Lompat ke konten Lompat ke sidebar Lompat ke footer

Klise

Darimana datangnya cinta? Apakah bisa kita menamakan hasrat untuk memiliki sesuatu sebagai asal-usul dari cinta? Bukankah menyamakan cinta dengan kepemilikan itu sebagai sesuatu yang egois. Seperti mengatakan, aku ingin baju itu karena baju itu cantik. Dan aku ingin memilikinya karena aku ingin ia menjadi bajuku. Maka cinta pun sinonim dengan kepemilikan.

Tapi bukankah orang yang saling mencintai itu merasa saling memiliki satu sama lainnya. Tatkala kamu melihat orang yang kamu cintai membutuhkan sesuatu, maka dengan senang hati pula kau akan membantunya, bahkan tanpa harus diminta. Ekspresi kepemilikan dengan demikian terletak pada keinginan untuk menjaga. Jika kembali kepada baju, mungkin kesadaran tersebut sangat mirip dengan sikap kita dalam merawat baju tersebut. Mencucinya jika kotor, mensetrikanya agar rapih, dan menyimpannya dengan tepat agar tidak dirusak serangga. Dan ketika saatnya tiba, kau akan memakai baju itu dengan bangga dihadapan semua orang.

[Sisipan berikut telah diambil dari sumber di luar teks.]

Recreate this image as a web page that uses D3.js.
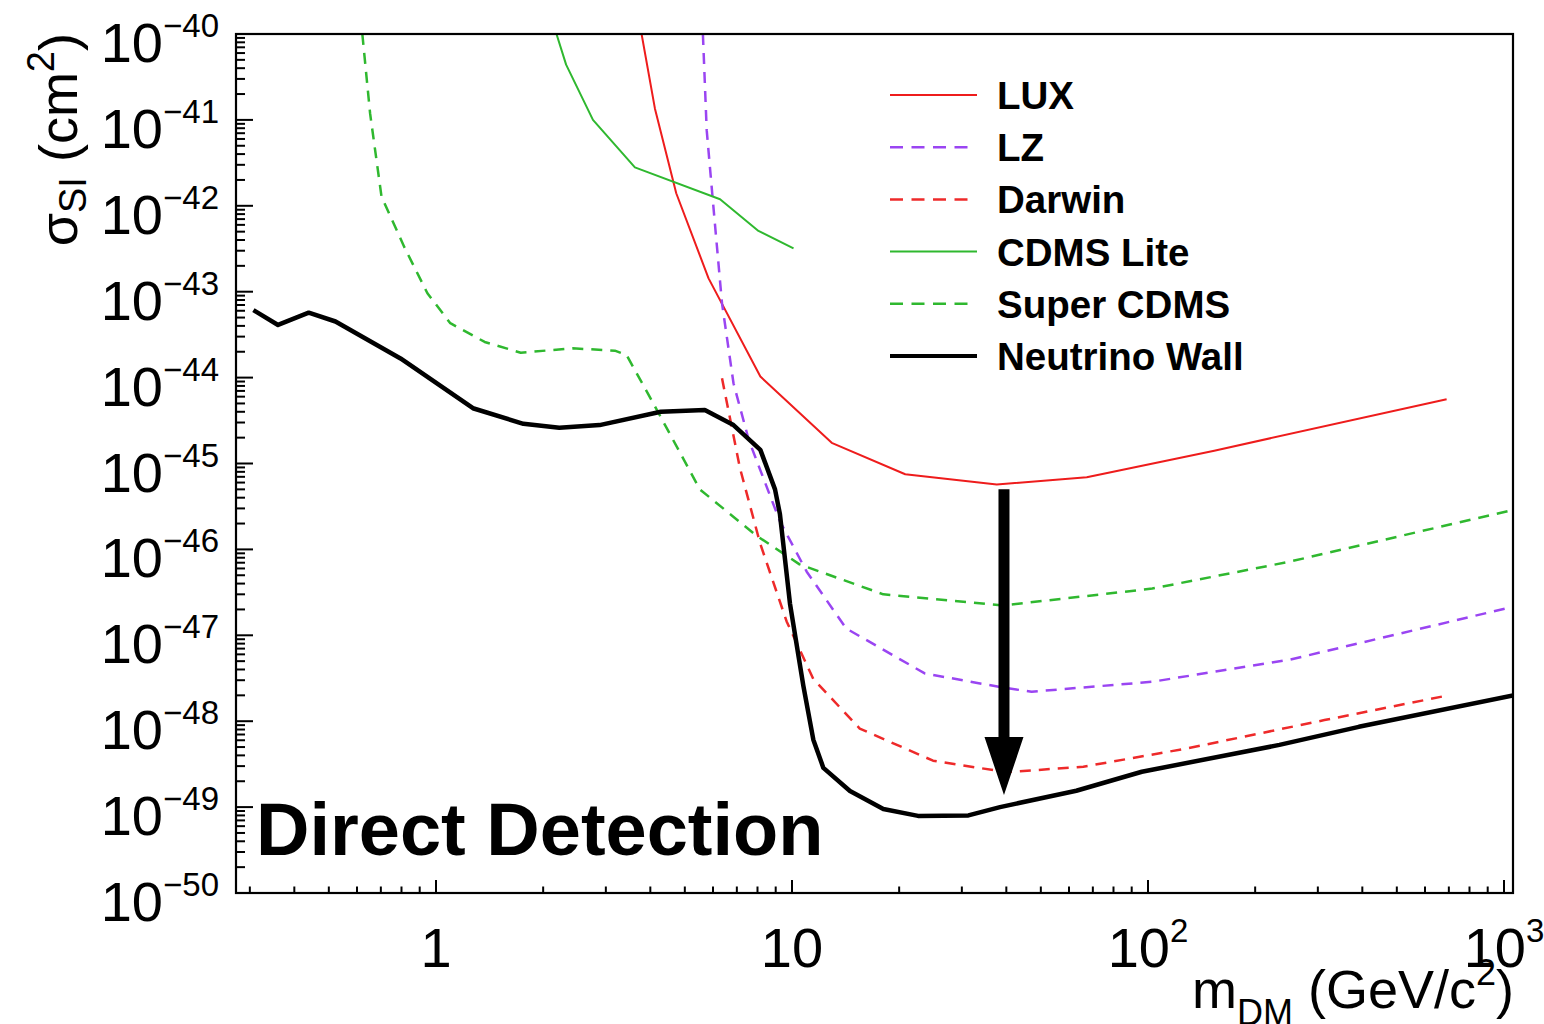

Benarkah itu? Lalu apa yang akan dikatakan oleh baju kepadamu? Apakah ia merasa senang diperlakukan seperti itu? Seandainya ia bisa bicara, apakah ia akan berterima kasih atas caramu memperlakukannya. Mungkin ia ingin tampil lecek, agak longgar dan memberimu kenyamanan daripada kepantasan. Tapi apa yang bisa dilakukan oleh baju. Kalau kau mencintaiku, kenapa kau tutup mulutku. Menyandera keinginan dan hasratku, lalu mengatakan hasratmu sebagai satu-satunya hasrat yang pantas untuk ditampilkan.

Untungnya, cinta kita pada seseorang tidak mirip dengan cinta kita terhadap baju, walaupun terkadang cara kita memperlakukannya sama seperti cara kita memperlakukan barang yang kita punyai. Kita mempersepsi orang yang kita cinta dalam perspektif dan pola pikir kita semata. Kita membuat mereka yang kita cintai laksana objek, dan menjadikan cinta laksana aturan-aturan yang mengikat, yang hanya menguntungkan kita semata. Itukah cinta? Bagaimana jika kita mengatakan, aku mencintai kamu dan dengan begitu aku hanya ingin melihatmu bahagia, entah dengan cara apa kebahagiaan itu datang, dan dalam kondisi apa ia berlaku.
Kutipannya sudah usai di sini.